And So I Set My Spirit Free

By Tempest ~

I felt what so many others around the world felt- the sadness, fear, and anxiety at the mere thought of leaving their faith. All my life my Ive been told that God was real, and that Heaven and Hell were real. And yet, even as a young child, I had my doubts about God. If God existed, why was their so much sin and squalor in the world, even among his believers? If he loved people so much, why does he see us suffer?" These unanswered questions weighed down my heart, as I feigned faith in Jesus many years of my young life. I had a very religious niece, who talked often about saviour, refused to watch shows with "witchcraft or demons" in it, and often preached to me. Each time that she talked about God, my heart sunk- would I get in trouble for not believing in God? This Spiritual death left me in many years of depression, thoughts of suicide, and recently, attempted suicide.

solitary tree
And it was last year that I did research on Witchcraft. My teacher had briefly talked of it in class, and me, with my curious nature, being interested in learning, began to research. I joined a close online community of "Witches", and I began to learn. It completely changed my life forever. I learned the difference between Spirituality and Religion, learned why I was different, and for the first time in my life, I felt as if I belonged, and that heavy feeling that so often weighed heavy on my chest was gone.

My Spirit was Free!

I learned to connect with Nature, how to care minor ailments with herbs and stones. I learned to enjoy life, every day, and I found my faith in another path, a path that I haven't been walking for very long.

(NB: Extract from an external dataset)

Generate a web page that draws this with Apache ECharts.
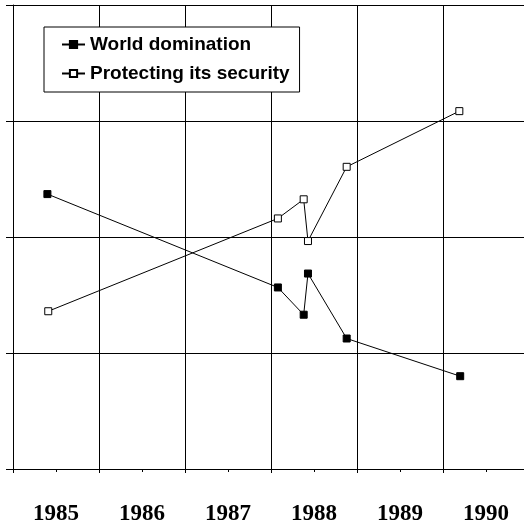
<!DOCTYPE html>
<html>
<head>
<meta charset="utf-8">
<script src="https://cdn.jsdelivr.net/npm/echarts@6/dist/echarts.min.js"></script>
<style>
html,body{margin:0;padding:0;background:#fff;}
#chart{width:524px;height:525px;}
</style>
</head>
<body>
<div id="chart"></div>
<script>
const yearLabels = ['1985', '1986', '1987', '1988', '1989', '1990'];
const seriesNames = ['World domination', 'Protecting its security'];
const worldX = [1985.40, 1988.08, 1988.38, 1988.43, 1988.88, 1990.20];
const worldY = [47.4, 31.3, 26.6, 33.7, 22.5, 16.0];
const securityX = [1985.41, 1988.08, 1988.38, 1988.43, 1988.88, 1990.19];
const securityY = [27.2, 43.2, 46.5, 39.3, 52.1, 61.7];

const pairs = (xs, ys) => xs.map((x, i) => [x, ys[i]]);

const chart = echarts.init(document.getElementById('chart'), null, {renderer: 'canvas'});
chart.setOption({
  animation: false,
  backgroundColor: '#fff',
  grid: {left: 13, top: 5, width: 516, height: 464, containLabel: false, outerBoundsMode: 'none'},
  legend: {
    left: 44, top: 27,
    orient: 'vertical',
    padding: [8, 10, 9, 17],
    itemGap: 10,
    itemWidth: 23, itemHeight: 9,
    backgroundColor: '#fff',
    borderColor: '#000', borderWidth: 1,
    textStyle: {fontFamily: '"Liberation Sans", Arial, sans-serif', fontWeight: 'bold', fontSize: 19, color: '#000'},
    data: seriesNames
  },
  xAxis: [
    {
      type: 'value', min: 1985, max: 1991, interval: 1,
      axisLine: {show: true, lineStyle: {color: '#000', width: 1}},
      axisTick: {show: true, length: 4, lineStyle: {color: '#000'}},
      minorTick: {show: true, splitNumber: 2, length: 3, lineStyle: {color: '#000'}},
      axisLabel: {show: false},
      splitLine: {show: true, lineStyle: {color: '#000', width: 1}}
    },
    {
      type: 'category', position: 'bottom', data: yearLabels,
      axisLine: {show: false}, axisTick: {show: false}, splitLine: {show: false},
      axisLabel: {show: true, margin: 34, color: '#000', fontFamily: '"Liberation Serif", "Times New Roman", serif', fontWeight: 'bold', fontSize: 23}
    }
  ],
  yAxis: {
    type: 'value', min: 0, max: 80, interval: 20,
    axisLine: {show: true, lineStyle: {color: '#000', width: 1}},
    axisTick: {show: true, length: 7, lineStyle: {color: '#000'}},
    axisLabel: {show: false},
    splitLine: {show: true, lineStyle: {color: '#000', width: 1}}
  },
  series: [
    {
      name: seriesNames[0], type: 'line', xAxisIndex: 0,
      data: pairs(worldX, worldY),
      symbol: 'rect', symbolSize: 7, showAllSymbol: true,
      lineStyle: {color: '#000', width: 1},
      itemStyle: {color: '#000', borderColor: '#000', borderWidth: 1},
      z: 5
    },
    {
      name: seriesNames[1], type: 'line', xAxisIndex: 0,
      data: pairs(securityX, securityY),
      symbol: 'rect', symbolSize: 7, showAllSymbol: true,
      lineStyle: {color: '#000', width: 1},
      itemStyle: {color: '#fff', borderColor: '#000', borderWidth: 1},
      z: 5
    }
  ]
});
</script>
</body>
</html>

Many people have lost their faith, their sense of Self under the reigns of Christianity, and yet are afraid to leave, in fear of being wrong, in fear of the truth. Those of us who are not afraid of the Unknown dive in head first, and welcome the Spiritual freedom that comes outside of the Christian faith.

Whether it is yoga and meditation, a distant Goddess, paganism, or no belief at all, that curious spark-that spark that encourages us to question what we've been told for years-changes our life forever.